Tag Archives: David McCallum

Behind the Title: Sim’s supervising sound editor David McCallum

Name: David McCallum

Company: Sim International — Sim Post (Sound) in Toronto

Can you describe your company?
Sim provides equipment and creative services for projects in film and television. We have offices in Toronto, Los Angeles, New York City, Atlanta and Vancouver. I work as part of our Sim Post team in Toronto’s King St. East post facility where our emphasis is post sound and picture. We’re a small division, but we’ve been together as a team for nearly 15 years, the last three of which have been as part of Sim.

What’s your job title?
Supervising Sound Editor

What does that entail? 
My work is 90% project and client focused. I work directly on the sound design and sound edit for television and film projects, collaborating with directors and producers to shape the sound for their show. I also manage a team of people at Sim Post (Sound) Toronto that make up our sound crew(s). Part of my job also involves studio time, working closely with actors and directors to help shape the final performances that end up on the screen.

What would surprise people the most about what falls under that title?
I don’t work extreme hours. The screen industry, and post production in particular, has a well-deserved reputation for working its people hard, with long hours and tight demands as the norm rather than the exception. I don’t believe in overworking either my crew or myself. I strongly believe that people work best under predictable conditions.

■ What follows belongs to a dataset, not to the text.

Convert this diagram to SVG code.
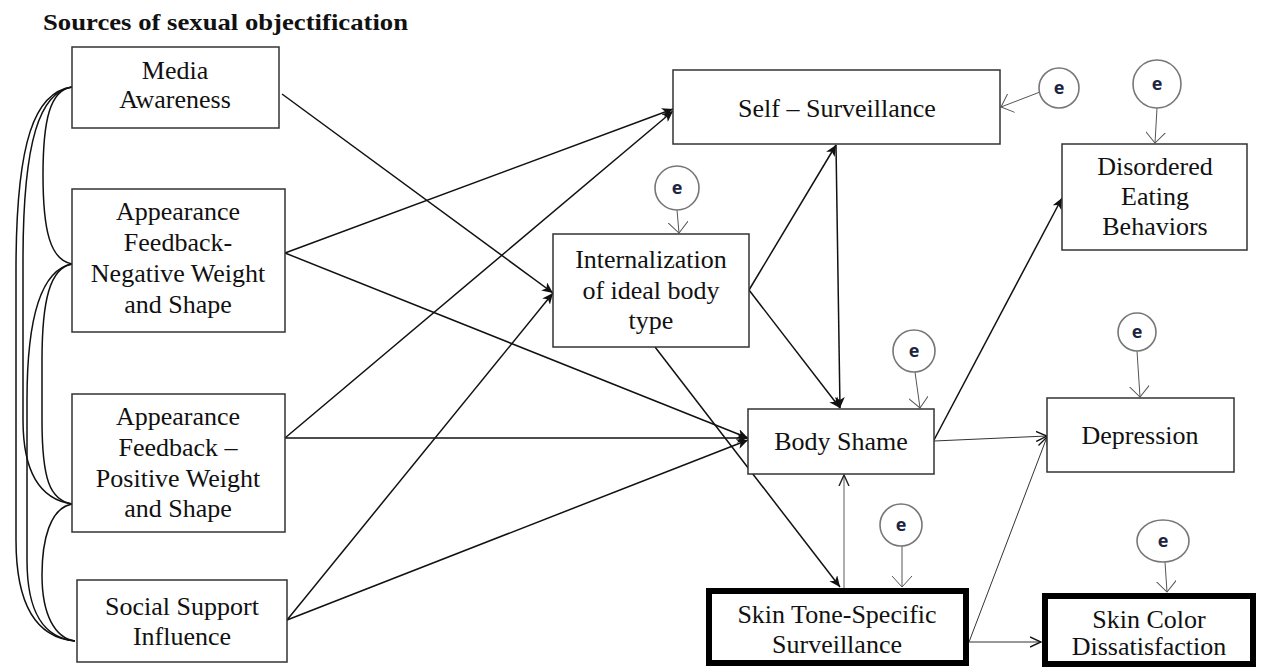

Individuals need to be placed in positions to succeed, not merely survive. So, I put a lot of effort into managing my workload, getting on top of things well in advance of deadlines. I try to keep my days and weeks structured and organized so that I’m at my best as much as possible.

Sim’s ADR room.

What’s your favorite part of the job?
Finding a unique way to solve a sound problem. I love discovering a new trick, like using parts of two different words to make a character say a new word. You never know when or where you can find these kinds of solutions — hearing the possibilities requires patience and a keen ear. Sometimes the things I put together sound ridiculous, but because I mostly work alone nobody gets to hear my mistakes. Every now and then something unexpected works, and it’s golden.

What’s your least favorite?
There can be a lot of politics that permeate the film and television world. I prefer direct communication and collaboration, even if what you hear from someone isn’t what you want to hear.

What is your favorite time of the day?
The start. I like getting in a bit early, relaxing with a good coffee while I map out my goals for the day. Every day something good needs to be accomplished, and if the day gets off to a positive start then there is a better chance that all my objectives for that day will be met.

If you didn’t have this job, what would you be doing instead?
I would probably still be working in audio, but perhaps on the consumer side, selling high-end tube audio electronics and turntables. Either that, or I would be a tennis instructor.

Why did you choose this profession? 
That is actually a long story. I didn’t find this profession or career path on my own. I was put on it by a very thoughtful university professor named Clarke Mackay at Queen’s University in Kingston, Ontario, who saw a skill set in me that I did not recognize in myself. The path started with Clarke, went through the Academy of Canadian Cinema and Television and on to Jane Tattersall, who is senior VP of Sim Toronto.

Jane’s been the strongest influence in my career by far, teaching and steering me along the way. Not all lessons were intended, and sometimes we found ourselves on the same path. Sim Post (Sound) went through so many changes, and we managed a lot of them together. I don’t know if I would have found or stayed in this profession without Clarke or Jane, so in a way they have helped choose it for me.

Can you name some recent projects you have worked on?
The Handmaid’s Tale, Vikings, Alias Grace, Cardinal, Molly’s Game, Kin and The Man Who Invented Christmas.

What is the project that you are most proud of?
The one I’m working on now! More seriously, that does feel like an impossible question to answer, as I’ve felt pride at numerous times in my career. But most recently I would say our work on The Handmaid’s Tale has been tremendously rewarding.

I’d also mention a small Canadian documentary I was a part of in 2016 called Unarmed Verses. It’s a National Film Board of Canada documentary by director Charles Officer and producer Lea Marin. It touched my heart.

I’m also very proud of some of my colleagues that I’ve been overseeing for a few years now, in particular Claire Dobson and Krystin Hunter. Claire and Krystin are two young editors who are both doing extremely impressive work with me. I’m very proud of them.

Name three pieces of technology that you can’t live without.
Avid Pro Tools, Izotope RX and NOS Amperex 6922 vacuum tubes.

What social media channels do you follow?
I’ve only ever participated in Facebook, but the global political climate has me off of social media right now. I do my best to stay away from the “comments section of life.”

This is a high stress job with deadlines and client expectations. What do you do to de-stress from it all?
I try to reduce stress within the workplace. I have a few rituals that help… and good coffee. Nothing beats stress in the morning like a delicious coffee. But more practically, I try my best to stay on top of my work and make sure I thoroughly understanding my client’s expectations. I then actively manage my work so I’m not pushed up against deadlines.

But really the best tool is my team. I have an amazing team of people around me and I would be nothing without them.